L'epicentro delle attività criminali dell'associazione era Campolongo Maggiore (dove oggi si trova il 16% dei beni confiscati della regione), piccolo paese a sud della Riviera del Brenta. Qui vi furono le negoziazioni con lo Stato, qui si nascosero per anni i latitanti, così come sempre qui veniva portato l'oro delle rapine a fondere nei crogioli e si sono inabissate e nascoste le auto nel Brenta[2]. È stato quindi il luogo dove la Mafia del Brenta ha governato gli affari criminali del Veneto per vent'anni.

Per quanto riguarda l’evoluzione dell’organizzazione, vi sono tre fasi:

  1. Criminalità minore (anni 1975-1980): il gruppo vede la partecipazione di un ristretto numero di aderenti, dedito a rapine, estorsione e alla gestione del gioco d'azzardo clandestino;
  2. Criminalità emergente (anni 1980-1984): l'organizzazione si struttura maggiormente e instaura i primi contatti con altre associazioni criminali, aumentando le sue attività (rapine (laboratori orafi, hotel, casinò), ricettazione, estorsioni, gioco d’azzardo, sequestri di persona, traffico di stupefacenti). A livello mediatico si enuclea come "Mala del Brenta", dandosi una precisa identità;
  3. Criminalità consolidata (anni 1984-1994): si dota di un profilo internazionale e viene identificata come "Mafia del Brenta", in quanto esprime del tutto il metodo mafioso, modificando parzialmente la sua struttura, le sue attività ed i suoi interlocutori e rientrando pienamente nella definizione di associazione a delinquere di stampo mafioso[3].

L'iter processuale, iniziato nel 1986, trovò la propria conclusione il 1° luglio 1994, con la sentenza della Corte d’Assise di Venezia. Gli imputati a processo furono 110, 91 veneti e 19 “foresti”, come definiti dai giornali dell'epoca, le cui pene complessive sono quantificabili in 503 anni di carcere e 1787 milioni di multa. Le condanne totali furono 79, di cui 21 per associazione a delinquere di stampo mafioso.
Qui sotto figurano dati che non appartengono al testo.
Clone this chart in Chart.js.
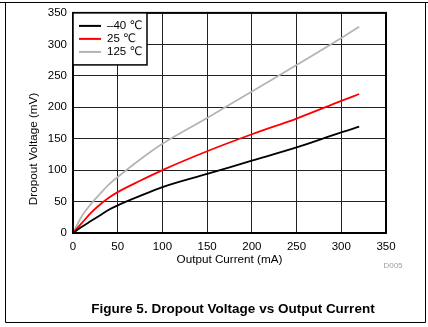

Felice Maniero venne arrestato a Torino il 12 novembre 1994 e appena sei giorni dopo l’arresto dichiarò la volontà di collaborare con la giustizia. Condannato a 25 anni di carcere, ridotti a 17 grazie alla collaborazione, nel 2010 è tornato in libertà[4].

Note

  1. Arianna Zottarel, La Mafia del Brenta, Melampo Editore, p. 21
  2. Ivi, p. 25
  3. Ivi, pp. 71, 72 ,73
  4. Ivi, pp. 111-118

Bibliografia

  • Zottarel Arianna, La Mafia del Brenta - la storia di Felice Maniero e del Veneto che si credeva innocente, Melampo Editore, 2018.